Что же нами движет? Благо вида? Ха! Подобные представления ушли вместе с Марлином Перкинсом
[26]. Как насчет блага индивида? «Совокупляясь как можно чаще, вы максимально увеличиваете количество копий своих генов в следующем поколении, а следовательно, повышаете свой репродуктивный успех в общем генофонде популяции». Ага, как же, интересно, многие ли животные берут с собой в постель учебник эволюционной биологии? Третий вариант: это приятно. Конечно.
Здесь мы видим дихотомию между дистальным и проксимальным объяснениями одних и тех же действий. Дистальное: долгосрочное, фундаментальное объяснение причин события. Проксимальное: непосредственное, практическое объяснение. Например, самка примата рожает детеныша и, против всякой логики, выбивается из сил – заботится о нем, таскает его повсюду, тратит калории и время, в которое могла бы добывать пищу, и с этой обузой становится более уязвимой для хищников. Зачем тянуть лямку материнского поведения? Дистальное объяснение: среди приматов большой материнский вклад повышает вероятность выживания потомства, а следовательно, максимизируется передача копий генов. Проксимальное объяснение: эти огромные глазищи, эти ушки, сморщенная мордашка, как тут устоишь, этот сладкий круглый лобик – невозможно не заботиться об этом малыше.

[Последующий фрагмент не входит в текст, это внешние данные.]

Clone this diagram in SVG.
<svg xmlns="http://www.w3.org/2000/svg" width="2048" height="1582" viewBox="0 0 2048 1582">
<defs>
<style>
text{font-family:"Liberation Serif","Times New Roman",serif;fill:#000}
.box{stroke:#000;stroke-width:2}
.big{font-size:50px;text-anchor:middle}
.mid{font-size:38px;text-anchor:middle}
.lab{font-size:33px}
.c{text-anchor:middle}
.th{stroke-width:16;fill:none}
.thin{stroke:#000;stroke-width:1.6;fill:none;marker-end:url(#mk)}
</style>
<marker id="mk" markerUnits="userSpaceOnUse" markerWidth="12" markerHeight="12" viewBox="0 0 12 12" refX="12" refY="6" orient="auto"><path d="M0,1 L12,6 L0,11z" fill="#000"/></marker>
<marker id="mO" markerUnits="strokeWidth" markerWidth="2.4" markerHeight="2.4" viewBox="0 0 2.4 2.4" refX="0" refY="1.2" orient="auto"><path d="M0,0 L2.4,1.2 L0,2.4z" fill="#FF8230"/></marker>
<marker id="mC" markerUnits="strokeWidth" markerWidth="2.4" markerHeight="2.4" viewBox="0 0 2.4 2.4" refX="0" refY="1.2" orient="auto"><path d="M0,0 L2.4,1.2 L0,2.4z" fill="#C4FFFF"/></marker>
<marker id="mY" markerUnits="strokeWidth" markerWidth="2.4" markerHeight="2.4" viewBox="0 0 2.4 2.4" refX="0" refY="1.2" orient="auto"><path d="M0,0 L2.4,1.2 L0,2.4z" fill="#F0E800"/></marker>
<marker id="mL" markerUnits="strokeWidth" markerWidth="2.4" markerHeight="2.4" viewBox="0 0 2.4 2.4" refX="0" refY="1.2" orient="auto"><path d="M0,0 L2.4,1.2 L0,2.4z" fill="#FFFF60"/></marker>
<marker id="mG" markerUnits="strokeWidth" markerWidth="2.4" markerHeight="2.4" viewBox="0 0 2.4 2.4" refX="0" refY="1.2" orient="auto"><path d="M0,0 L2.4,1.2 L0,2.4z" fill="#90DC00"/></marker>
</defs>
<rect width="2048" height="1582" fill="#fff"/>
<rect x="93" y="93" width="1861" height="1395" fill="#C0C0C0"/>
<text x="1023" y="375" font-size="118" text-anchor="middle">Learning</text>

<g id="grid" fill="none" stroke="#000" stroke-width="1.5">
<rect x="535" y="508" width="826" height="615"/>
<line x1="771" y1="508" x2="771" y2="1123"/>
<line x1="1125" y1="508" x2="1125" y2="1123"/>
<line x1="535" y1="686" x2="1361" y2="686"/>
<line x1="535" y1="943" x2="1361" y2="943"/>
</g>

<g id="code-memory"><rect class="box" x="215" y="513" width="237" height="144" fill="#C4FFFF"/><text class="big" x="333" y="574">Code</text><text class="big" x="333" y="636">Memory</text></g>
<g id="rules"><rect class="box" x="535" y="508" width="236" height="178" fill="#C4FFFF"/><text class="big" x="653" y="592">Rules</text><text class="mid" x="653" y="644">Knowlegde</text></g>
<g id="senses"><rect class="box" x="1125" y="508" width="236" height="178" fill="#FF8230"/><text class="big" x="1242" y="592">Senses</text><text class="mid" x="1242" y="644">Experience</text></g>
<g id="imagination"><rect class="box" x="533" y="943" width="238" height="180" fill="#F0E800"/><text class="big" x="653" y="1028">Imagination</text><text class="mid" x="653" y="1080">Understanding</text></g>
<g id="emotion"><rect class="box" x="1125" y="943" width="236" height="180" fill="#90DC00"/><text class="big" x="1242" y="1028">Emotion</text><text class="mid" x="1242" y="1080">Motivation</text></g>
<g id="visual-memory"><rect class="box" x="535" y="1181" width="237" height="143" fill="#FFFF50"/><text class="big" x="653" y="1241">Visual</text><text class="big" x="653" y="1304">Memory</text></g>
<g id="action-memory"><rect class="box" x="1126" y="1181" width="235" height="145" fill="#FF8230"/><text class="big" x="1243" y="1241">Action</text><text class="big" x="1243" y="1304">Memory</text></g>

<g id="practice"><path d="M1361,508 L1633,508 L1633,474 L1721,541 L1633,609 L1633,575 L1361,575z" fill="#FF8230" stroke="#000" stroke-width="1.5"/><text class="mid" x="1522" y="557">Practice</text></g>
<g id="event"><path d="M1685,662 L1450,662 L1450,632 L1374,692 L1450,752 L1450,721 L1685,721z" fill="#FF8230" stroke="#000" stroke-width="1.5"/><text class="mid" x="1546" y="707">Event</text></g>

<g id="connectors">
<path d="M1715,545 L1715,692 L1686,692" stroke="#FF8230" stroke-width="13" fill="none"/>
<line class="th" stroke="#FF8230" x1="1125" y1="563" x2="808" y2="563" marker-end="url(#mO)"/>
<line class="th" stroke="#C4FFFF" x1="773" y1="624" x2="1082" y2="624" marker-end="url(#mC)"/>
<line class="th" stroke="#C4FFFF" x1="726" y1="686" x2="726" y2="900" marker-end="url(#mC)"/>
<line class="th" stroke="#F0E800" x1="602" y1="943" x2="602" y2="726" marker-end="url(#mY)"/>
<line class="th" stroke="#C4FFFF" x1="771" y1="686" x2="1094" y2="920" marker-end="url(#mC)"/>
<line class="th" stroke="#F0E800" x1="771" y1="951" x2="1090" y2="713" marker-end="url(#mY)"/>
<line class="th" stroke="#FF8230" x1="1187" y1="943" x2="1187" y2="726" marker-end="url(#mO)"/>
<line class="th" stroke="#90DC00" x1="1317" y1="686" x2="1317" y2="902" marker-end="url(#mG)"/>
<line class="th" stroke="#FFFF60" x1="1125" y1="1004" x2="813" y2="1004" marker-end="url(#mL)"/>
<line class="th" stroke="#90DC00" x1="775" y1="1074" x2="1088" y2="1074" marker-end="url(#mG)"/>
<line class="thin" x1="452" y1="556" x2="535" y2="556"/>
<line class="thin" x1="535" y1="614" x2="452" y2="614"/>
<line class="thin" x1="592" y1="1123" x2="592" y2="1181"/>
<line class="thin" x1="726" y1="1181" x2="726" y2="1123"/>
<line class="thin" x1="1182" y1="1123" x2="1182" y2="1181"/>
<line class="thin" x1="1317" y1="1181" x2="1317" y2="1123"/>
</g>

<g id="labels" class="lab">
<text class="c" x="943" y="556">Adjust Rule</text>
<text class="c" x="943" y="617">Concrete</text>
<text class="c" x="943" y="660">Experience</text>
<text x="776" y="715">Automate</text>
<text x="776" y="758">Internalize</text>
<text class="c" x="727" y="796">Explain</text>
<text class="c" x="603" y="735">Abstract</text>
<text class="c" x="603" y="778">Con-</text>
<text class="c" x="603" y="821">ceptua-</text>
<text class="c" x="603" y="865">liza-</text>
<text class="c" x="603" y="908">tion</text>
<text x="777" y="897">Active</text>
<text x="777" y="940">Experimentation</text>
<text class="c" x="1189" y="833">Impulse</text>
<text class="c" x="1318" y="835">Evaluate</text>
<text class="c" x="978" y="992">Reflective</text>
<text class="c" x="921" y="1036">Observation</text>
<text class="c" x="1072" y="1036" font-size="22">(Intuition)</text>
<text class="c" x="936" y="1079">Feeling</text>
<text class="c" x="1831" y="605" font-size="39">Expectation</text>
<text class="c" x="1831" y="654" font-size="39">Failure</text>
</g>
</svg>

Многими поступками движут проксимальные мотивы, и самый яркий тому пример – сексуальное поведение. Для эволюционно необходимых действий, часто сопряженных с риском для жизни и здоровья, мотивация не может быть абстрактной и отложенной, вроде последствий для генетического соревнования или обещания потомства после долгой беременности (только подумайте, как мало было бы на Земле слонов, если бы единственным мотивом слоновьего секса было бы осознание, что достаточно это проделать и, словно по волшебству, через два года появится какой-то детеныш). Для сексуального поведения необходима проксимальная мотивация. Животные, в том числе и люди, заинтересованы в сексе, потому что это приятно.
Теперь, когда у благосклонного читателя нет в этом сомнений, обратимся к вопросу поинтереснее: какие проксимальные сигналы сильнее всего подкрепляют сексуальное поведение? По сути, что делает один организм сексуально привлекательным для другого?
Современные ученые неплохо представляют себе, какие качества вызывают влечение у нас, позвоночных, и во всем животном царстве есть общие закономерности. Для начала: биологические виды, от птиц до людей, неравнодушны к симметричным лицам и телосложению – архетипу общепринятой красоты. Например, люди способны замечать едва уловимую асимметрию глаз, ушей, запястий и лодыжек, и это определенно отталкивает их от потенциального партнера.